Steek assistance – I read this brilliant info from Kate Davies about steeking and the best way to do it. I didn’t use it on this project since it wasn’t a garment but I will definitely use these resources if I ever pluck up the courage to knit a fair isle jumper or cardi!
Magic loop – this has been my favoured method for knitting in the round for a good while now. I think this post by Tin Can Knits really covers the basics well.
Cast on – long tail cast on. I’ve finally got it memorised but this video from Wool and the Gang explains it brilliantly.
Cast off – just a very standard cast off, if slightly rushed by dawn fully breaking! Nothing like casting off as the Northlink ferry arrives from Aberdeen!

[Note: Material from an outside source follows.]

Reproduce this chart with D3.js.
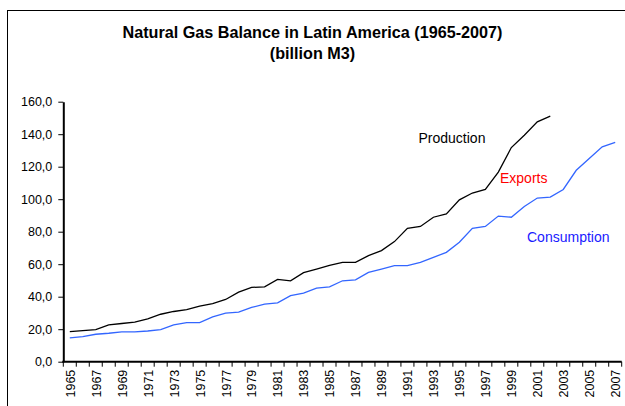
<!DOCTYPE html>
<html>
<head>
<meta charset="utf-8">
<script src="https://cdn.jsdelivr.net/npm/d3@7"></script>
<style>
  html, body { margin: 0; padding: 0; background: #fff; }
  svg { display: block; font-family: "Liberation Sans", Arial, sans-serif; }
</style>
</head>
<body>
<svg id="chart" width="625" height="406"></svg>
<script>
const years = d3.range(1965, 2008);
const production = [18.5, 19.1, 19.8, 22.6, 23.5, 24.3, 26.4, 29.2, 30.9, 32.1,
  34.2, 35.8, 38.3, 42.8, 45.7, 46.1, 50.6, 49.8, 54.8, 57.0,
  59.3, 61.1, 61.1, 65.3, 68.4, 73.9, 82.1, 83.2, 88.9, 91.0,
  99.6, 103.8, 106.0, 116.7, 131.8, 139.4, 147.6, 151.1];
const consumption = [14.6, 15.4, 16.9, 17.5, 18.3, 18.3, 18.9, 19.8, 22.6, 24.1,
  24.1, 27.6, 29.9, 30.5, 33.4, 35.4, 36.2, 40.6, 42.2, 45.3,
  46.1, 49.8, 50.4, 55.0, 57.0, 59.1, 59.1, 61.1, 64.2, 67.3,
  73.5, 82.1, 83.2, 89.6, 88.9, 95.5, 100.7, 101.3, 106.0, 117.8,
  125.0, 132.2, 134.9];
const yTicks = [0, 20, 40, 60, 80, 100, 120, 140, 160];
const xLabelYears = years.filter(y => (y - 1965) % 2 === 0);
const titleLines = ["Natural Gas Balance in Latin America (1965-2007)", "(billion M3)"];
const seriesLabels = ["Production", "Exports", "Consumption"];

(function draw() {
const svg = d3.select("#chart");
const pLeft = 63.3, pRight = 621.7, pTop = 101.7, pBottom = 361.7;

// frame
svg.append("rect").attr("x", 7.5).attr("y", 10.5).attr("width", 700).attr("height", 500)
  .attr("fill", "none").attr("stroke", "#000").attr("stroke-width", 1);

// title
svg.append("text").attr("x", 312.5).attr("y", 38).attr("text-anchor", "middle")
  .attr("font-size", 16.2).attr("font-weight", "bold").text(titleLines[0]);
svg.append("text").attr("x", 312.5).attr("y", 58.5).attr("text-anchor", "middle")
  .attr("font-size", 16.2).attr("font-weight", "bold").text(titleLines[1]);

const x = d3.scaleBand().domain(years).range([pLeft, pRight]).padding(0);
const y = d3.scaleLinear().domain([0, 160]).range([pBottom, pTop]);

// y axis
const fmt = d => d3.format(".1f")(d).replace(".", ",");
const yAxis = svg.append("g").attr("transform", `translate(${pLeft},0)`)
  .call(d3.axisLeft(y).tickValues(yTicks).tickFormat(fmt).tickSize(5).tickSizeOuter(0).tickPadding(6));
yAxis.select(".domain").attr("stroke-width", 2);
yAxis.selectAll(".tick line").attr("stroke-width", 1);
yAxis.selectAll("text").attr("font-size", 12.5).attr("fill", "#000").attr("font-family", "Liberation Sans, Arial, sans-serif");

// x axis: labels
const xAxis = svg.append("g").attr("transform", `translate(0,${pBottom})`)
  .call(d3.axisBottom(x).tickValues(xLabelYears).tickSize(0).tickSizeOuter(0));
xAxis.select(".domain").attr("stroke-width", 2).attr("d", `M${pLeft - 1},0H${pRight}`);
xAxis.selectAll("text")
  .attr("font-size", 12.5).attr("fill", "#000").attr("font-family", "Liberation Sans, Arial, sans-serif")
  .attr("transform", "rotate(-90)")
  .attr("text-anchor", "end")
  .attr("x", -8).attr("y", 0.5).attr("dy", "0.35em");
// x tick marks between categories
const edges = years.map(yr => x(yr)).concat([x(years[years.length - 1]) + x.bandwidth()]);
svg.append("g").selectAll("line").data(edges).join("line")
  .attr("x1", d => d).attr("x2", d => d)
  .attr("y1", pBottom).attr("y2", pBottom + 5)
  .attr("stroke", "#000").attr("stroke-width", 1);

const line = d3.line()
  .x((d, i) => x(years[i]) + x.bandwidth() / 2)
  .y(d => y(d));

svg.append("path").datum(production).attr("d", line)
  .attr("fill", "none").attr("stroke", "#000").attr("stroke-width", 1.3);
svg.append("path").datum(consumption).attr("d", line)
  .attr("fill", "none").attr("stroke", "#3366ff").attr("stroke-width", 1.3);

// series labels
svg.append("text").attr("x", 418.5).attr("y", 142.7).attr("font-size", 14)
  .attr("fill", "#000").text(seriesLabels[0]);
svg.append("text").attr("x", 500).attr("y", 183).attr("font-size", 14)
  .attr("fill", "#ff0000").text(seriesLabels[1]);
svg.append("text").attr("x", 527).attr("y", 241.5).attr("font-size", 14)
  .attr("fill", "#1a1aff").text(seriesLabels[2]);
})();
</script>
</body>
</html>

Needles – for the fair isle section, I used some 3.75mm circular needles (no idea what brand but the join was hopeless!) I knitted the white i-cord on 6mm double pointed needles.
Wool – a mixture of Jamieson’s and Jamieson and Smith from stash and some newly purchased. The Jamieson’s spindrift colours used in the fair isle are 127 Pebble (white), 688 mermaid (jade-y turquoise-y green) and 684 cobalt (blue). The white i-cord is Jamieson’s Shetland Heather in 104 natural white and held double. I’m pretty sure the grey background is Jamieson and Smith Shetland Supreme Jumper Weight in 2003 Shaela but I’ve long since lost the ball band so I can’t be sure. I know it’s definitely from Jamieson and Smith though and all their greys are brilliant! I think the yellow in the fair isle is also Jamieson and Smith but their 2ply jumper weight and I think the colour is 091. Again, I may be wrong about that!

Two Left Mitts

You know how if someone isn’t great at dancing you might say they have two left feet?

Well, this week I realised the knitting equivalent when I proudly cast off my second Bon Bon hand-warmer and yes, you guessed it, realised I had made two left mitts.

Hey ho, pulled back to the start of the gusset and did it all over again – this time remembering to turn the page for the right hand’s set of instructions and now, here they are, a beautiful pair!